4.5 Klager verwijt verweerder tot slot dat hij klager twaalf aangetekende brieven heeft gestuurd, die een grote indruk hebben gemaakt op klager en diens echtgenote en kind. Verweerder betwist dat hij klager twaalf aangetekende brieven heeft gestuurd; hij heeft klager (en niet diens echtgenote of kind) slechts één aangetekende brief gestuurd, de brief van 15 maart 2018.

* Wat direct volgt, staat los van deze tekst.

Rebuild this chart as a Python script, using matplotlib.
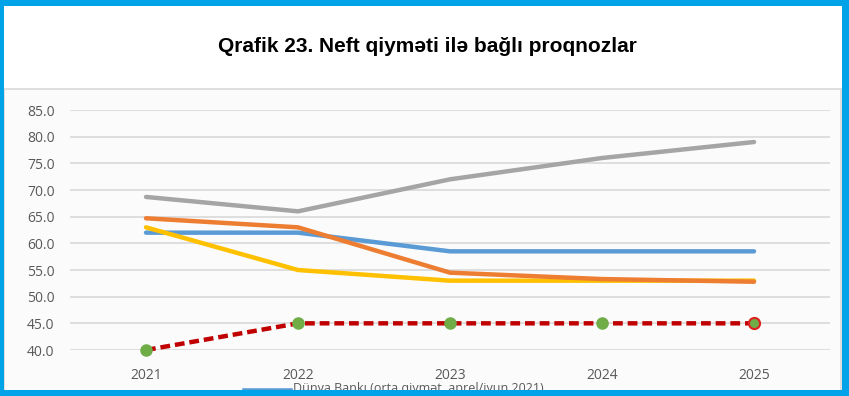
import matplotlib.pyplot as plt
from matplotlib.patches import Rectangle
from matplotlib.lines import Line2D

years = ["2021", "2022", "2023", "2024", "2025"]
dunya_banki = [62.0, 62.0, 58.5, 58.5, 58.5]
seriya2 = [64.7, 63.0, 54.5, 53.3, 52.8]
seriya3 = [68.7, 66.0, 72.0, 76.0, 79.0]
seriya4 = [63.0, 55.0, 53.0, 53.0, 53.0]
budce = [40.0, 45.0, 45.0, 45.0, 45.0]
yticks = [40, 45, 50, 55, 60, 65, 70, 75, 80, 85]

W, H = 849, 396
fig = plt.figure(figsize=(W / 100, H / 100), dpi=100)
fig.patch.set_facecolor("white")

# chart area frame
fig.patches.append(Rectangle((4 / W, 0), 837 / W, 1 - 89 / H, transform=fig.transFigure,
                             facecolor="#fbfbfb", edgecolor="#d9d9d9", lw=1.2, zorder=0))

ax = fig.add_axes([70 / W, 1 - 350 / H, 760 / W, 240 / H])
ax.set_zorder(2)
ax.set_facecolor("none")
x = range(len(years))
ax.plot(x, dunya_banki, color="#5b9bd5", lw=3.2, solid_capstyle="round", zorder=3)
ax.plot(x, seriya2, color="#ed7d31", lw=3.2, solid_capstyle="round", zorder=4)
ax.plot(x, seriya3, color="#a5a5a5", lw=3.2, solid_capstyle="round", zorder=3)
ax.plot(x, seriya4, color="#ffc000", lw=3.2, solid_capstyle="round", zorder=3)
ax.plot(x, budce, color="#c00000", lw=3.2, ls=(0, (2.2, 1.1)), zorder=5)
ax.plot(list(x)[:-1], budce[:-1], ls="none", marker="o", ms=8, color="#70ad47", zorder=6)
ax.plot([4], [budce[-1]], ls="none", marker="o", ms=8, mfc="#70ad47", mec="#e02020", mew=1.5, zorder=6)

ax.set_xlim(-0.5, 4.5)
ax.set_ylim(40, 85)
ax.set_yticks(yticks)
ax.set_yticklabels([f"{v:.1f}" for v in yticks], family="Open Sans")
ax.set_xticks(list(x))
ax.set_xticklabels(years, family="Open Sans")
ax.grid(axis="y", color="#d9d9d9", lw=1.2)
ax.set_axisbelow(True)
for s in ax.spines.values():
    s.set_visible(False)
ax.tick_params(length=0, labelsize=10, labelcolor="#595959")
ax.tick_params(axis="x", pad=13)
ax.tick_params(axis="y", pad=11)
for l in ax.get_lines():
    l.set_clip_on(False)

fig.text(427 / W, 1 - 47 / H, "Qrafik 23. Neft qiymәti ilә bağlı proqnozlar",
         ha="center", va="center", fontsize=15, fontweight="bold", family="Liberation Sans")

# legend (cut off by the border)
fig.add_artist(Line2D([245 / W, 290 / W], [1 - 391 / H, 1 - 391 / H], transform=fig.transFigure,
                      color="#5b9bd5", lw=4, zorder=1))
fig.text(293 / W, 1 - 382 / H, "Dünya Bankı (orta qiymәt, aprel/iyun 2021)",
         ha="left", va="top", fontsize=9, color="#595959", family="Open Sans", zorder=1)

# cyan border
cy = "#00a3e8"
for (x0, y0, w, h) in [(0, 0, W, 6), (0, H - 6, W, 6), (0, 0, 4, H), (W - 7, 0, 7, H)]:
    fig.patches.append(Rectangle((x0 / W, y0 / H), w / W, h / H, transform=fig.transFigure,
                                 facecolor=cy, edgecolor="none", zorder=10))

fig.savefig("out.png", dpi=100)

4.6 De voorzitter overweegt dat klager zijn klacht, tegenover het gemotiveerde verweer van verweerder, niet heeft onderbouwd. Klager heeft de (overige) aangetekende brieven die verweerder hem zou hebben gestuurd ook niet overgelegd. Reeds gelet hierop is ook klachtonderdeel c) kennelijk ongegrond.

BESLISSING

De voorzitter verklaart:

de klacht, met toepassing van artikel 46j Advocatenwet, in alle onderdelen kennelijk ongegrond.

Aldus in het openbaar uitgesproken door mr. P.M. Wamsteker, plaatsvervangend  voorzitter, met bijstand van mr. S. van Excel als griffier op 27 juli 2018.

Griffier  Voorzitter

Deze beslissing is in afschrift op 27 juli 2018 verzonden.